* **Aim**:
Repeat the lines below exactly as they appear, but leave out the images.

* **Data block**:
[BEGIN]
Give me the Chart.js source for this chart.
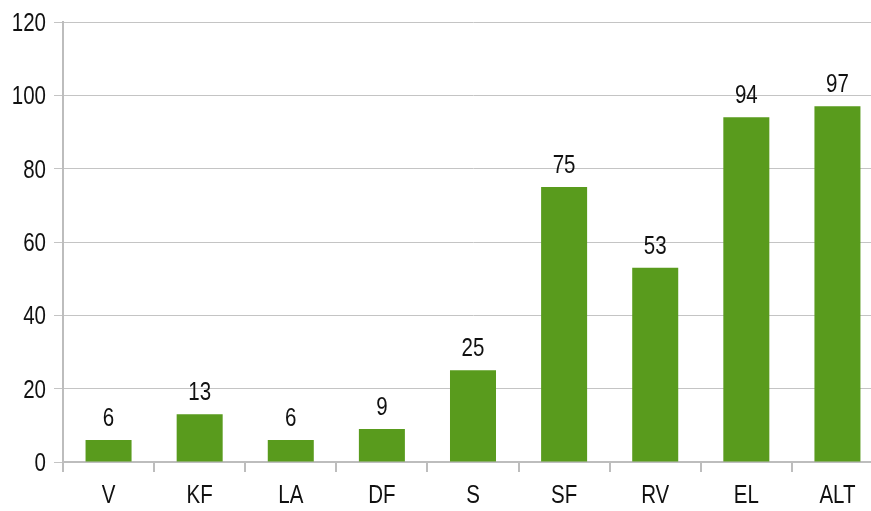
<!DOCTYPE html>
<html>
<head>
<meta charset="utf-8">
<script src="https://cdn.jsdelivr.net/npm/chart.js@4"></script>
<style>
  html, body { margin: 0; padding: 0; background: #fff; overflow: hidden; }
  #wrap { width: 884px; height: 511px; position: relative; }
</style>
</head>
<body>
<div id="wrap"><canvas id="chart"></canvas></div>
<script>
const categories = ['V', 'KF', 'LA', 'DF', 'S', 'SF', 'RV', 'EL', 'ALT'];
const values = [6, 13, 6, 9, 25, 75, 53, 94, 97];
const yTicks = [0, 20, 40, 60, 80, 100, 120];

const FONT = "'Liberation Sans Narrow', 'Liberation Sans', Arial, sans-serif";
const SQUEEZE = 0.82; // letra estrecha tipo Arial Narrow

function narrowText(ctx, txt, x, y, size, align) {
    ctx.save();
    ctx.font = size + 'px ' + FONT;
    ctx.fillStyle = '#111';
    ctx.textAlign = align;
    ctx.textBaseline = 'middle';
    ctx.translate(x, y);
    ctx.scale(SQUEEZE, 1);
    ctx.fillText(txt, 0, 0);
    ctx.restore();
}

// textos: etiquetas de ejes y valores encima de las barras
const textos = {
    id: 'textos',
    afterDraw(chart) {
        const ctx = chart.ctx;
        const yS = chart.scales.y, xS = chart.scales.x;
        yTicks.forEach(v => {
            narrowText(ctx, String(v), 46, yS.getPixelForValue(v) + 2, 25, 'right');
        });
        categories.forEach((c, i) => {
            narrowText(ctx, c, xS.getPixelForValue(i), xS.top + 34, 25, 'center');
        });
        chart.getDatasetMeta(0).data.forEach((bar, i) => {
            narrowText(ctx, String(values[i]), bar.x, bar.y - 21, 25, 'center');
        });
    }
};

new Chart(document.getElementById('chart').getContext('2d'), {
    type: 'bar',
    data: {
        labels: categories,
        datasets: [{
            data: values,
            backgroundColor: '#599b1d',
            borderWidth: 0,
            barPercentage: 0.505,
            categoryPercentage: 1
        }]
    },
    options: {
        responsive: true,
        maintainAspectRatio: false,
        animation: false,
        layout: { padding: { top: 22, left: 0, right: 1, bottom: 0 } },
        plugins: { legend: { display: false }, tooltip: { enabled: false } },
        scales: {
            y: {
                min: 0,
                max: 120,
                afterBuildTicks(scale) { scale.ticks = yTicks.map(v => ({ value: v })); },
                afterFit(scale) { scale.width = 63; },
                border: { color: '#bdbdbd', width: 2 },
                grid: { color: '#c4c4c4', lineWidth: 1, tickLength: 9 },
                ticks: { display: false }
            },
            x: {
                afterFit(scale) { scale.height = 49; },
                border: { color: '#bdbdbd', width: 2 },
                grid: { drawOnChartArea: false, drawTicks: true, tickLength: 10, color: '#bdbdbd', lineWidth: 2, offset: true },
                ticks: { display: false }
            }
        }
    },
    plugins: [textos]
});
</script>
</body>
</html>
[END]
* **Written solution**:
Give me the Chart.js source for this chart.
<!DOCTYPE html>
<html>
<head>
<meta charset="utf-8">
<script src="https://cdn.jsdelivr.net/npm/chart.js@4"></script>
<style>
  html, body { margin: 0; padding: 0; background: #fff; overflow: hidden; }
  #wrap { width: 884px; height: 511px; position: relative; }
</style>
</head>
<body>
<div id="wrap"><canvas id="chart"></canvas></div>
<script>
const categories = ['V', 'KF', 'LA', 'DF', 'S', 'SF', 'RV', 'EL', 'ALT'];
const values = [6, 13, 6, 9, 25, 75, 53, 94, 97];
const yTicks = [0, 20, 40, 60, 80, 100, 120];

const FONT = "'Liberation Sans Narrow', 'Liberation Sans', Arial, sans-serif";
const SQUEEZE = 0.82; // letra estrecha tipo Arial Narrow

function narrowText(ctx, txt, x, y, size, align) {
    ctx.save();
    ctx.font = size + 'px ' + FONT;
    ctx.fillStyle = '#111';
    ctx.textAlign = align;
    ctx.textBaseline = 'middle';
    ctx.translate(x, y);
    ctx.scale(SQUEEZE, 1);
    ctx.fillText(txt, 0, 0);
    ctx.restore();
}

// textos: etiquetas de ejes y valores encima de las barras
const textos = {
    id: 'textos',
    afterDraw(chart) {
        const ctx = chart.ctx;
        const yS = chart.scales.y, xS = chart.scales.x;
        yTicks.forEach(v => {
            narrowText(ctx, String(v), 46, yS.getPixelForValue(v) + 2, 25, 'right');
        });
        categories.forEach((c, i) => {
            narrowText(ctx, c, xS.getPixelForValue(i), xS.top + 34, 25, 'center');
        });
        chart.getDatasetMeta(0).data.forEach((bar, i) => {
            narrowText(ctx, String(values[i]), bar.x, bar.y - 21, 25, 'center');
        });
    }
};

new Chart(document.getElementById('chart').getContext('2d'), {
    type: 'bar',
    data: {
        labels: categories,
        datasets: [{
            data: values,
            backgroundColor: '#599b1d',
            borderWidth: 0,
            barPercentage: 0.505,
            categoryPercentage: 1
        }]
    },
    options: {
        responsive: true,
        maintainAspectRatio: false,
        animation: false,
        layout: { padding: { top: 22, left: 0, right: 1, bottom: 0 } },
        plugins: { legend: { display: false }, tooltip: { enabled: false } },
        scales: {
            y: {
                min: 0,
                max: 120,
                afterBuildTicks(scale) { scale.ticks = yTicks.map(v => ({ value: v })); },
                afterFit(scale) { scale.width = 63; },
                border: { color: '#bdbdbd', width: 2 },
                grid: { color: '#c4c4c4', lineWidth: 1, tickLength: 9 },
                ticks: { display: false }
            },
            x: {
                afterFit(scale) { scale.height = 49; },
                border: { color: '#bdbdbd', width: 2 },
                grid: { drawOnChartArea: false, drawTicks: true, tickLength: 10, color: '#bdbdbd', lineWidth: 2, offset: true },
                ticks: { display: false }
            }
        }
    },
    plugins: [textos]
});
</script>
</body>
</html>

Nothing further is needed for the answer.